A Vanilla Rao-Blackwellisation (comments)

Posted in Statistics with tags , , , , , on August 26, 2009 by xi'an

One of the authors of “On convergence of importance sampling and other properly weighted samples to the target distribution” by S. Malefaki and G. Iliopoulos, sent me their paper (now published in JSPI, 2008, pp. 1210-1225) to point out the connection with our Vanilla Rao-Blackwellisation paper. There is indeed a link in that those authors also exploit the sequence of accepted values in an MCMC sequence to build up geometric weights based on the distribution of those accepted rv’s. The paper also relates more strongly to the series of papers published by Jun Liu and coauthors in JASA in the early 2000’s about random importance weights, and even more to the birth-and-death jump processes introduced by Brian Ripley in his 1987 simulation book, and studied in Geyer and Møller (1994), Grenander and Miller (1994) and Phillips and Smith (1996) that led to the birth-and-death MCMC approach of Mathew Stephens in his thesis and 2000 Annals paper. As later analysed in our 2003 Series B paper, this jump process approach is theoretically valid but may lead to difficulties in the implementation stage. The first one is that each proposed value is accepted, albeit briefly and thus that, with proposals that have a null recurrent or a transient behaviour, it may take “forever” to go to infinity and back. The second one is that the perspective offered by this representation—which in the case of the standard Metropolis algorithm does not involve any modification—gives a vision of Metropolis algorithms as a rough version of an importance sampling algorithm.
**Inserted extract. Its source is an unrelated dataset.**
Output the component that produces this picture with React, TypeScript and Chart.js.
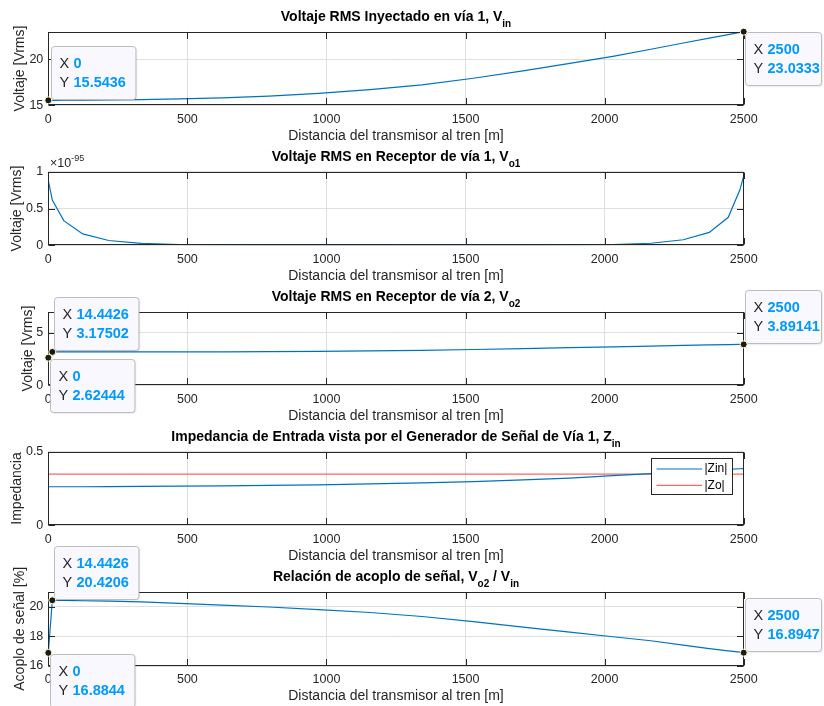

While this somehow is also the case for our Vanilla paper, the whole point of using a Metropolis or a Gibbs algorithm is exactly to avoid picking an importance sampling distribution in complex settings because they are almost necessarily inefficient and instead exploit some features of the target to build the proposals. (This is obviously a matter of perspective on the presentation of the analysis in the above paper, nothing’s being wrong with its mathematics.)